Heart operations before then had been limited to procedures on the intact beating heart, such as dilating the mitral valve with a finger placed though the wall of the heart or on operations on the vessels around the heart.

Melrose came from a medical family, his father being a doctor in Cape Town, where Denis was born in 1921. The family came to Britain before the Second World War and after pre-clinical studies at University College, Oxford, Melrose went to London, to University College Hospital Medical School for his clinical work. One of his teachers there was the cardiologist Sir Thomas Lewis.

After qualifying in 1945 Melrose served in the Royal Navy for two years and then had the good fortune to obtain a lecturer's post in the Department of Surgery at the Royal Postgraduate Medical School at Hammersmith Hospital, whose head was Professor Ian Aird.

Aird had the vision of creating artificial heart and kidney machines and he enthusiastically supported Melrose in his ambition to design a heart-lung machine that would enable the surgeon to operate on a bloodless heart with cardio-pulmonary bypass, and repair defects such as holes in the heart under direct vision. At about that time a Hungarian refugee, Francis Kellerman, had established a medical instrument firm called New Electronic Products (NEP) and, in spite of severe financial constraints, he collaborated with Melrose to design and manufacture the Melrose-NEP heart-lung machine.

This was first used at Hammersmith Hospital on 17 April 1957 on a 30-year-old woman with an atrial septal defect – she was in good health 25 years later. The apparatus was soon in use in other centres across the UK, and also in New Zealand and Australia. Melrose gave great personal support to the units starting to do open-heart surgery.

A group of Russian surgeons in Moscow were also keen to carry out open-heart surgery and decided to buy the Melrose machine.
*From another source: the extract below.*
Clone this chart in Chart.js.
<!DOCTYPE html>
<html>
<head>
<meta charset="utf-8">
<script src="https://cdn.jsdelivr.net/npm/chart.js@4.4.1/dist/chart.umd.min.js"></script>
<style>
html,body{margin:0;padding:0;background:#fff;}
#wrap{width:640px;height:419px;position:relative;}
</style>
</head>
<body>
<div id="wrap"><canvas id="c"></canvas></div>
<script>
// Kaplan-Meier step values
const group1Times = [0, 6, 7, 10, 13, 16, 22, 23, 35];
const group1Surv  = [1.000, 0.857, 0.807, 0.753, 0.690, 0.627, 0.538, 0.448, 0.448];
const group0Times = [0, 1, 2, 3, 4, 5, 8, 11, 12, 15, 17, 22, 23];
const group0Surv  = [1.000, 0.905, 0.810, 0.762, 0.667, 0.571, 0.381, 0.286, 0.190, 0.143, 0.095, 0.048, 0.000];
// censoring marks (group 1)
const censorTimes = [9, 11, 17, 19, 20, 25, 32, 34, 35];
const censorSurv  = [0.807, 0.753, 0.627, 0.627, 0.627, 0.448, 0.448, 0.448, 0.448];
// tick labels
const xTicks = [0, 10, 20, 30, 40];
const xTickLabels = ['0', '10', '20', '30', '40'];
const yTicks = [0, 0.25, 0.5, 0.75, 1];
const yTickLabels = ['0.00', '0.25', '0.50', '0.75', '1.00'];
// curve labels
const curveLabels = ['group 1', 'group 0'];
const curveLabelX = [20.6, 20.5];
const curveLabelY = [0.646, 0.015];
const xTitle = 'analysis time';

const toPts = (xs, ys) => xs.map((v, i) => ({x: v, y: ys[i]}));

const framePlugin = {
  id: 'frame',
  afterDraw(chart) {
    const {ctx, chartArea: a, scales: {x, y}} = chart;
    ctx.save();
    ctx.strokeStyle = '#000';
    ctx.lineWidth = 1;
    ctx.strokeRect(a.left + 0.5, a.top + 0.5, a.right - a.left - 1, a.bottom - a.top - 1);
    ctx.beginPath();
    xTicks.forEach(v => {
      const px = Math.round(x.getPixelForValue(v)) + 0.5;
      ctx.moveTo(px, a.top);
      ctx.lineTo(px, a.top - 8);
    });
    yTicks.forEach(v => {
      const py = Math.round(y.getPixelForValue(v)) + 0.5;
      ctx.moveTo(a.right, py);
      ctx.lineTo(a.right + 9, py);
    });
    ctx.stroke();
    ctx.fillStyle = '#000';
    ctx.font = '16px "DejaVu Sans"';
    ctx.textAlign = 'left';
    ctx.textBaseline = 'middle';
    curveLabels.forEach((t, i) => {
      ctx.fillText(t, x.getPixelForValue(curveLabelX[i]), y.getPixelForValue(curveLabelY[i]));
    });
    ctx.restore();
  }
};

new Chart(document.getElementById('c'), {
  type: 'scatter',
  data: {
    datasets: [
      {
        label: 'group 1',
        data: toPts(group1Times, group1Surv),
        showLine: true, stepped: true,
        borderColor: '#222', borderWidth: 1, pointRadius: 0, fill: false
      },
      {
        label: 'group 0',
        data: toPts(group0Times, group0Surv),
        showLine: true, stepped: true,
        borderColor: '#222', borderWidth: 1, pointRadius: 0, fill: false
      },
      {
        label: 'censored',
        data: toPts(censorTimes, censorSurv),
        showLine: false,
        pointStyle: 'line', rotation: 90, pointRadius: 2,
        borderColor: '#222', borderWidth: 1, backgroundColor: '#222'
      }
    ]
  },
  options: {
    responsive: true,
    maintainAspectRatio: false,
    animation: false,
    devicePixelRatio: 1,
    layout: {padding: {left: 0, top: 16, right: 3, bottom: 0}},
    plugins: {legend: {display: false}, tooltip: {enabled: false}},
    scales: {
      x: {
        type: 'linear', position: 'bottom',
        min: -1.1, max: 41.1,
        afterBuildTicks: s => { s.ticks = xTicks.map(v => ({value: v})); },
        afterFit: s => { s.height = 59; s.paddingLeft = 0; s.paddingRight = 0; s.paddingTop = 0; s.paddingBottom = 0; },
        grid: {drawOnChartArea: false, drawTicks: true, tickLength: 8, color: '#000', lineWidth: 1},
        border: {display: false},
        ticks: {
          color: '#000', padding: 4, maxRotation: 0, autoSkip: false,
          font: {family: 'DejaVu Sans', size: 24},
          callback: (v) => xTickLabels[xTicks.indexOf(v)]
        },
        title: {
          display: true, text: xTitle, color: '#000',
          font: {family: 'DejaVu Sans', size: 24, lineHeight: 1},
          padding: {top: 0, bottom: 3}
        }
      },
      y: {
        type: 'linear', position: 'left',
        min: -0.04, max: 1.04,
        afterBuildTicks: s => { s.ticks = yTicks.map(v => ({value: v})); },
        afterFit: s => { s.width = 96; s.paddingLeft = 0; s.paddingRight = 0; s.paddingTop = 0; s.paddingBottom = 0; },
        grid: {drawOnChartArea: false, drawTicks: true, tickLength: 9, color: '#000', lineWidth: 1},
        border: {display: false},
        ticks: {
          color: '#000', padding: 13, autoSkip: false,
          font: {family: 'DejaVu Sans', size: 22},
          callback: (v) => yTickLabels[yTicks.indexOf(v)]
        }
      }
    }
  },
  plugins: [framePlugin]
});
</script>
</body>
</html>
In May 1959, a team from Hammersmith Hospital led by Melrose – with the surgeons Bill Cleland and Hugh Bentall, the anaesthetist John Beard, theatre sister Phyllis Bowtle, technician John Robson and the cardiologist Arthur Hollman – went to the Institute of Cardiovascular Surgery on Leninsky Prospect, Moscow, with half a ton of equipment.

Four children with severe congenital heart lesions were successfully operated on. Indeed, two of them had lesions on which the surgeons had not previously operated. This was possibly the first time that a group of foreign doctors had actually worked in the Soviet Union as distinct from being shown the alleged wonders of Soviet medicine.
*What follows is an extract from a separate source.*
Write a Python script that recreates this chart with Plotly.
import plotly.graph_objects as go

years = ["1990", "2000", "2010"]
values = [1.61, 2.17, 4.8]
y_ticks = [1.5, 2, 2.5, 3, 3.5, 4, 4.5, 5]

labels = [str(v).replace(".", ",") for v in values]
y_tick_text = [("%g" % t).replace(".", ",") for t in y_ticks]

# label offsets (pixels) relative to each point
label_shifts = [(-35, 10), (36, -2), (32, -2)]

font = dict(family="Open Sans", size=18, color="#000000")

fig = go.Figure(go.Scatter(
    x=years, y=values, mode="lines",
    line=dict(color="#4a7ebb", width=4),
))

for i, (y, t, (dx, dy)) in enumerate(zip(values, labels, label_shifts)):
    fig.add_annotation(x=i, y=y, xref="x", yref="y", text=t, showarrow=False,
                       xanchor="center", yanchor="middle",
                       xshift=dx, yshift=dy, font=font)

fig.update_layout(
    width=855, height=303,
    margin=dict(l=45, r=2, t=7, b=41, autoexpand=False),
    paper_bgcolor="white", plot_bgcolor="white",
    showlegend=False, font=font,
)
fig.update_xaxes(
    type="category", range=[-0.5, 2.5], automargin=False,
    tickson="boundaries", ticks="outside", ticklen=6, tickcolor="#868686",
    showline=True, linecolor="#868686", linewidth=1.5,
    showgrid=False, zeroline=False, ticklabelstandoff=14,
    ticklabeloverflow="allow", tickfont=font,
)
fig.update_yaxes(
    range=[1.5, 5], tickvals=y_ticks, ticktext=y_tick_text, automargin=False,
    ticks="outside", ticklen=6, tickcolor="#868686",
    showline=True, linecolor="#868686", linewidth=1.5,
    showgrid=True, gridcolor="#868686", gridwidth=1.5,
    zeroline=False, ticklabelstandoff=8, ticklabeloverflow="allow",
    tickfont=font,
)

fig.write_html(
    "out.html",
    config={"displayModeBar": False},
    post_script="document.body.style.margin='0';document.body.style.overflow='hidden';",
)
The team were congratulated by the Soviet deputy prime minister Anastas Mikoyan, who embraced Phyllis Bowtle and said, "Medicine is clean, politics are dirty." The group flew home on the inaugural flight of the Tupolev 104, the Soviet copy of the Comet aircraft.

Although cardio-pulmonary bypass allowed the surgeon to open the heart and correct defects inside with no time constraints, the heart itself was still beating, which was tiresome for the surgeon and made precise surgery difficult. Several other centres in Europe and the United States were also designing heart-lung machines, but Melrose's unique contribution was the development of elective cardiac arrest. He and others devised a method of stopping the heart from beating during open-heart surgery using a chemical method.

Laboratory work on animals by Melrose, Bentall, B. Dryer and J.B.E. Baker in 1955 led to the clinical application whereby a solution of potassium citrate was perfused into the heart at the time of open-heart surgery and cardiac arrest produced under control of the surgeon. By 1984 this method had been used with complete success in over 100 patients at Hammersmith. Potassium arrest is today a standard procedure in cardiac surgical units throughout the world, but now using the St Thomas' Hospital cardioplegic solution.

Melrose continued to work at the Royal Postgraduate Medical School until his retirement in 1983, when he was made Emeritus Professor.

Denis Melrose had the ideal temperament to lead innovative methods in medicine. He had an exceptionally friendly, outgoing personality, was full of fun, and yet had an obviously firm understanding of apparatus and clinical procedures. Outside medicine his great love was sailing and after his retirement he and his wife Ann went to live in Ibiza, where his hobby could be pursued to the full.